If you’ve seen it once, you’ve seen it a dozen times this season: Georgia, backed into a third-and-long situation, looking — just for a brief instant — like a normal football team that has to actually work for yardage. And then Carson Beck drops back, reads the field faster than you can read these four words, and zips a pass to a receiver so open it seems like the defense forgot to cover him. First down, Dawgs, and Georgia rolls inexorably onward.
There's a growing sense of inevitability to these Georgia Bulldogs. Obstacles that the media threw in their way — No team has three-peated in the modern era! They've got to fight a tough late-season schedule! Carson Beck has to have a bad game sometime! — whisk away like leaves in a high wind.

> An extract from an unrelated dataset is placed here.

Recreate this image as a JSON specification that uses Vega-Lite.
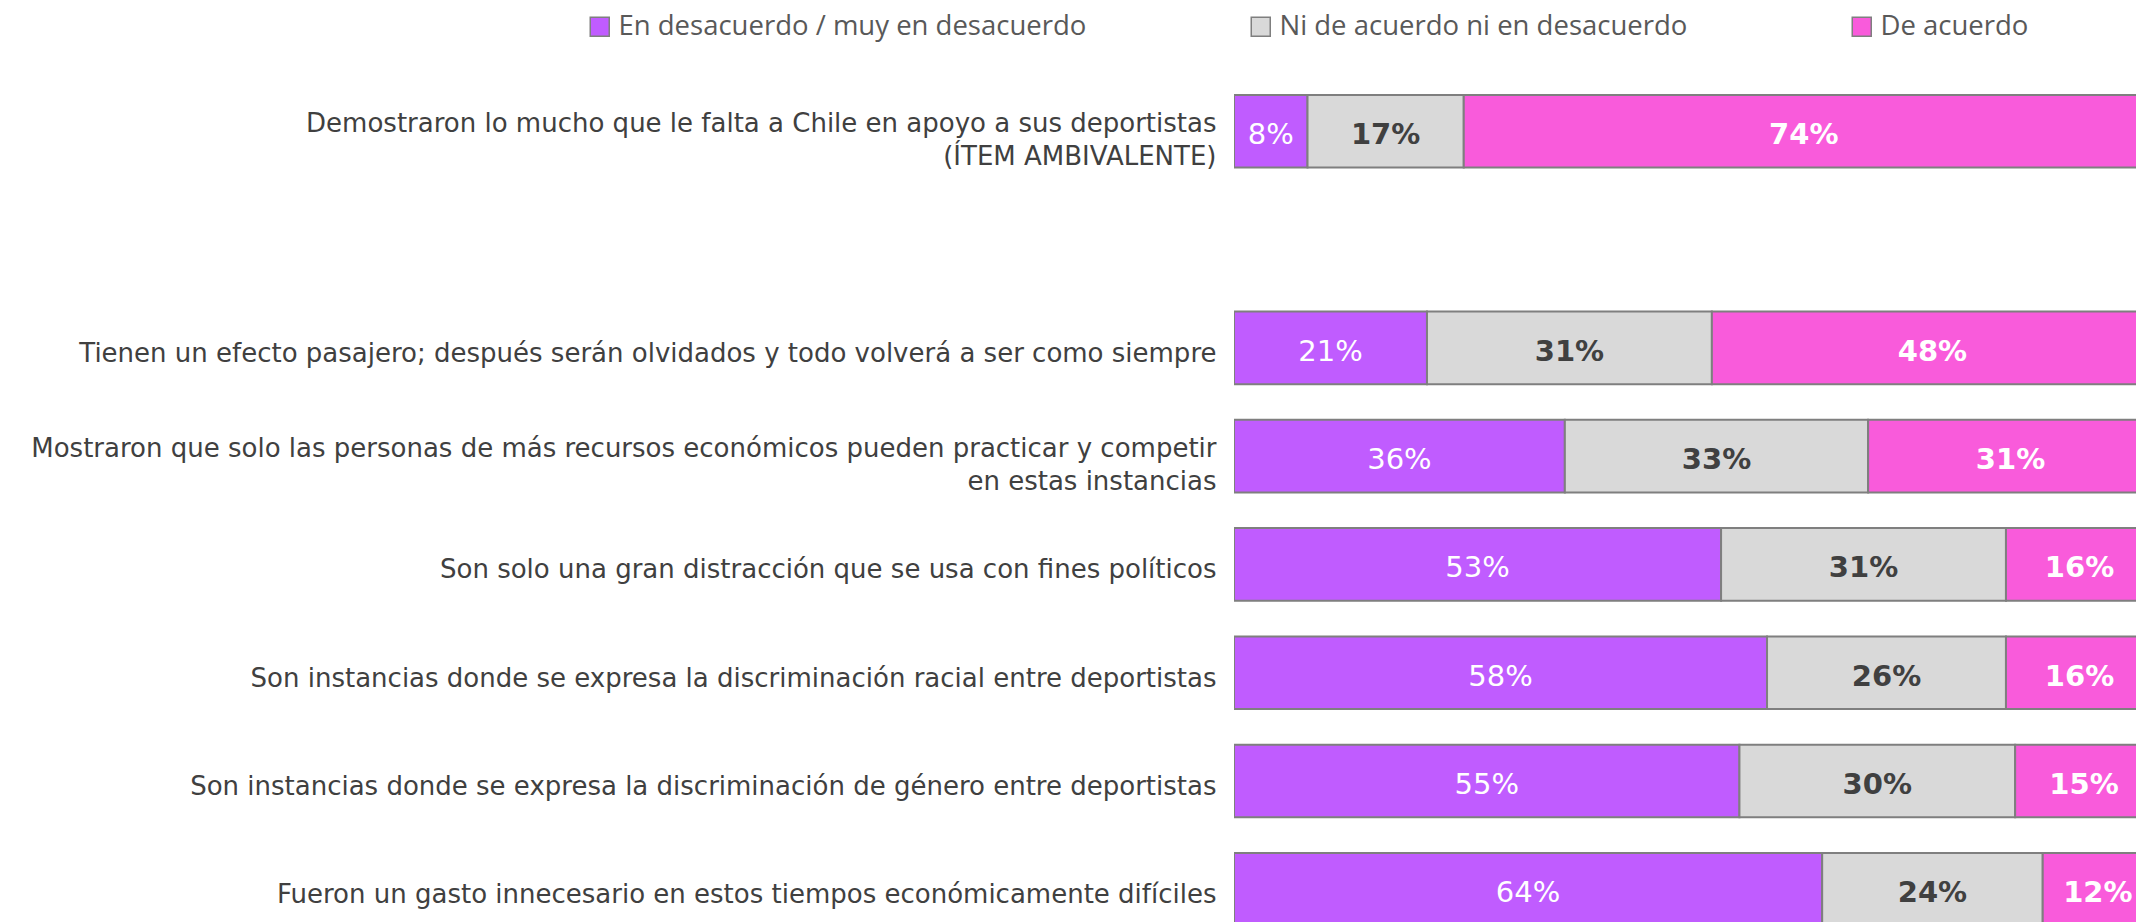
{
  "$schema": "https://vega.github.io/schema/vega-lite/v6.json",
  "width": 902,
  "height": 862,
  "autosize": {"type": "none"},
  "padding": {"left": 1234, "top": 60, "right": 0, "bottom": 0},
  "background": "white",
  "config": {"view": {"stroke": null}},
  "data": {
    "values": [
      {"item": "Demostraron lo mucho que le falta a Chile en apoyo a sus deportistas\n(ÍTEM AMBIVALENTE)", "cat": "En desacuerdo / muy en desacuerdo", "k": 1, "v": 0.08},
      {"item": "Demostraron lo mucho que le falta a Chile en apoyo a sus deportistas\n(ÍTEM AMBIVALENTE)", "cat": "Ni de acuerdo ni en desacuerdo", "k": 2, "v": 0.17},
      {"item": "Demostraron lo mucho que le falta a Chile en apoyo a sus deportistas\n(ÍTEM AMBIVALENTE)", "cat": "De acuerdo", "k": 3, "v": 0.74},
      {"item": "Tienen un efecto pasajero; después serán olvidados y todo volverá a ser como siempre", "cat": "En desacuerdo / muy en desacuerdo", "k": 1, "v": 0.21},
      {"item": "Tienen un efecto pasajero; después serán olvidados y todo volverá a ser como siempre", "cat": "Ni de acuerdo ni en desacuerdo", "k": 2, "v": 0.31},
      {"item": "Tienen un efecto pasajero; después serán olvidados y todo volverá a ser como siempre", "cat": "De acuerdo", "k": 3, "v": 0.48},
      {"item": "Mostraron que solo las personas de más recursos económicos pueden practicar y competir\nen estas instancias", "cat": "En desacuerdo / muy en desacuerdo", "k": 1, "v": 0.36},
      {"item": "Mostraron que solo las personas de más recursos económicos pueden practicar y competir\nen estas instancias", "cat": "Ni de acuerdo ni en desacuerdo", "k": 2, "v": 0.33},
      {"item": "Mostraron que solo las personas de más recursos económicos pueden practicar y competir\nen estas instancias", "cat": "De acuerdo", "k": 3, "v": 0.31},
      {"item": "Son solo una gran distracción que se usa con fines políticos", "cat": "En desacuerdo / muy en desacuerdo", "k": 1, "v": 0.53},
      {"item": "Son solo una gran distracción que se usa con fines políticos", "cat": "Ni de acuerdo ni en desacuerdo", "k": 2, "v": 0.31},
      {"item": "Son solo una gran distracción que se usa con fines políticos", "cat": "De acuerdo", "k": 3, "v": 0.16},
      {"item": "Son instancias donde se expresa la discriminación racial entre deportistas", "cat": "En desacuerdo / muy en desacuerdo", "k": 1, "v": 0.58},
      {"item": "Son instancias donde se expresa la discriminación racial entre deportistas", "cat": "Ni de acuerdo ni en desacuerdo", "k": 2, "v": 0.26},
      {"item": "Son instancias donde se expresa la discriminación racial entre deportistas", "cat": "De acuerdo", "k": 3, "v": 0.16},
      {"item": "Son instancias donde se expresa la discriminación de género entre deportistas", "cat": "En desacuerdo / muy en desacuerdo", "k": 1, "v": 0.55},
      {"item": "Son instancias donde se expresa la discriminación de género entre deportistas", "cat": "Ni de acuerdo ni en desacuerdo", "k": 2, "v": 0.30},
      {"item": "Son instancias donde se expresa la discriminación de género entre deportistas", "cat": "De acuerdo", "k": 3, "v": 0.15},
      {"item": "Fueron un gasto innecesario en estos tiempos económicamente difíciles", "cat": "En desacuerdo / muy en desacuerdo", "k": 1, "v": 0.64},
      {"item": "Fueron un gasto innecesario en estos tiempos económicamente difíciles", "cat": "Ni de acuerdo ni en desacuerdo", "k": 2, "v": 0.24},
      {"item": "Fueron un gasto innecesario en estos tiempos económicamente difíciles", "cat": "De acuerdo", "k": 3, "v": 0.12}
    ]
  },
  "transform": [
    {"stack": "v", "groupby": ["item"], "sort": [{"field": "k", "order": "ascending"}], "as": ["v0", "v1"]},
    {"calculate": "(datum.v0 + datum.v1) / 2", "as": "mid"}
  ],
  "encoding": {
    "y": {
      "field": "item",
      "type": "nominal",
      "scale": {
        "domain": [
          "Demostraron lo mucho que le falta a Chile en apoyo a sus deportistas\n(ÍTEM AMBIVALENTE)",
          " ",
          "Tienen un efecto pasajero; después serán olvidados y todo volverá a ser como siempre",
          "Mostraron que solo las personas de más recursos económicos pueden practicar y competir\nen estas instancias",
          "Son solo una gran distracción que se usa con fines políticos",
          "Son instancias donde se expresa la discriminación racial entre deportistas",
          "Son instancias donde se expresa la discriminación de género entre deportistas",
          "Fueron un gasto innecesario en estos tiempos económicamente difíciles"
        ],
        "range": [0, 900.6],
        "paddingInner": 0.329,
        "paddingOuter": 0.3227
      },
      "axis": {
        "title": null,
        "domain": false,
        "ticks": false,
        "labelPadding": 18,
        "labelLimit": 0,
        "labelFont": "DejaVu Sans",
        "labelFontSize": 26,
        "labelColor": "#404040",
        "labelLineHeight": 33,
        "labelOffset": {"condition": {"test": "indexof(datum.label, '\\n') >= 0", "value": -7}, "value": 6},
        "labelExpr": "split(datum.label, '\\n')"
      }
    }
  },
  "layer": [
    {
      "mark": {"type": "bar", "stroke": "#7F7F7F", "strokeWidth": 2, "clip": true},
      "encoding": {
        "x": {"field": "v0", "type": "quantitative", "scale": {"domain": [0, 0.9815], "nice": false, "zero": true}, "axis": null},
        "x2": {"field": "v1"},
        "color": {
          "field": "cat",
          "type": "nominal",
          "scale": {
            "domain": ["En desacuerdo / muy en desacuerdo", "Ni de acuerdo ni en desacuerdo", "De acuerdo"],
            "range": ["#C05CFF", "#D9D9D9", "#F95BDB"]
          },
          "legend": {
            "title": null,
            "orient": "none",
            "legendX": -648,
            "legendY": -47.5,
            "direction": "horizontal",
            "columns": 3,
            "columnPadding": 160,
            "symbolType": "square",
            "symbolSize": 361,
            "symbolStrokeColor": "#7F7F7F",
            "symbolStrokeWidth": 1.5,
            "labelFont": "Open Sans",
            "labelFontSize": 27.5,
            "labelColor": "#595959",
            "labelOffset": 5,
            "labelLimit": 0,
            "padding": 0
          }
        }
      }
    },
    {
      "transform": [{"filter": "datum.k == 1"}],
      "mark": {"type": "text", "font": "DejaVu Sans", "fontSize": 29, "fontWeight": "normal", "color": "#FFFFFF", "dy": 4, "clip": true},
      "encoding": {
        "x": {"field": "mid", "type": "quantitative", "scale": {"domain": [0, 0.9815], "nice": false, "zero": true}, "axis": null},
        "text": {"field": "v", "type": "quantitative", "format": ".0%"}
      }
    },
    {
      "transform": [{"filter": "datum.k == 2"}],
      "mark": {"type": "text", "font": "DejaVu Sans", "fontSize": 29, "fontWeight": "bold", "color": "#404040", "dy": 4, "clip": true},
      "encoding": {
        "x": {"field": "mid", "type": "quantitative", "scale": {"domain": [0, 0.9815], "nice": false, "zero": true}, "axis": null},
        "text": {"field": "v", "type": "quantitative", "format": ".0%"}
      }
    },
    {
      "transform": [{"filter": "datum.k == 3"}],
      "mark": {"type": "text", "font": "DejaVu Sans", "fontSize": 29, "fontWeight": "bold", "color": "#FFFFFF", "dy": 4, "clip": true},
      "encoding": {
        "x": {"field": "mid", "type": "quantitative", "scale": {"domain": [0, 0.9815], "nice": false, "zero": true}, "axis": null},
        "text": {"field": "v", "type": "quantitative", "format": ".0%"}
      }
    }
  ]
}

It’s true that no dynasty since World War II has won three in a row — not Alabama, not Florida, not Nebraska or Miami — but none of those teams were built quite like this Georgia one. The Bulldogs stomped through their three-game November stretch against ranked opponents — Missouri (14), Ole Miss (10), Tennessee (21) — by a combined score of 120-48.
And then there’s Beck, the gangly, whip-armed junior who embodies the entire ethos of this program: Wait your turn, prepare without expectation, and then seize the moment and glory. He has the sleepy-eyed, all-elbows look of a guy who ought to be in the stands, the “I” in the collection of red-painted GEORGIA students. He doesn’t pass the eye test as a college quarterback … as long as you give the test before the game begins.
Georgia head coach Kirby Smart has said that the Dawgs’ offensive identity is “Do what it takes,” and Beck embodies that. His statistics show a sharp divide between individual skill metrics and simple accumulation. For instance, he ranks ninth in passer rating and sixth in completion percentage, with the usual Heisman suspects — Bo Nix, Michael Penix Jr., Caleb Williams, Jayden Daniels — ranked ahead of him.
But he also ranks 16th in completions, 26th in touchdowns, metrics that show how varied the Georgia attack is. Beck averages 32 passing attempts per game; Penix averages 36 and Williams, 35. His 9.5-yards-per-completion average is more than a yard behind Jalen Milroe and more than two yards behind Daniels.
In fact, the most significant reason why Beck isn’t at the center of more Heisman conversations is … his own team’s defense.
“The worst thing for Beck individually is he plays with a good defense,” Smart said earlier this week. “It makes you not want to sit there and just run it up. Some of these other guys, they get opportunities and have to score 40 a game. With Carson Beck, I don’t think we as an offensive staff think we have to score 40 a game.”
Georgia, it should be noted, has not yet needed to score 40 a game this season. The Bulldogs have barely needed to score 20 a game; only three opponents have even put 21 points on the board against Georgia.
Beck’s finest game — not statistically, but spiritually — is the September victory against Auburn. Georgia trailed in that game deep into the third quarter, and the game was tied with less than three minutes remaining. It ended the way these things always seem to end — Beck found Brock Bowers, touchdown, upset averted — but the fact that Beck was able to step up and make throws in the most hostile environment possible is a testament to his ability, and his evolution that happened behind the scenes.
“His evolution was two years ago when he was out there at practice and he was getting blitzed by eight first-rounders,” Smart said, dismissing the idea that Beck had a lot to learn this year. “His evolution was already happening.”
Smart compared Beck favorably to another Georgia quarterback of recent vintage — two-time national championship winner Stetson Bennett. “I still remember when Stetson came up here two years ago, running around like a crazy man and making plays,” Smart said. “He grew up by going on the road, Stetson did. That’s what we had to see Carson do. Go to Auburn. And go to Tennessee and grow up.”
Beck and the Bulldogs now get two straight weekends in Atlanta — this weekend, facing rival Georgia Tech, and next, facing Alabama in the SEC championship. While the Jackets likely won’t pose much of a challenge — Georgia is a 24.5-point favorite — Alabama is, by far, the toughest defense Georgia has yet faced. At that point, Georgia will get to see just how grown up Carson Beck is.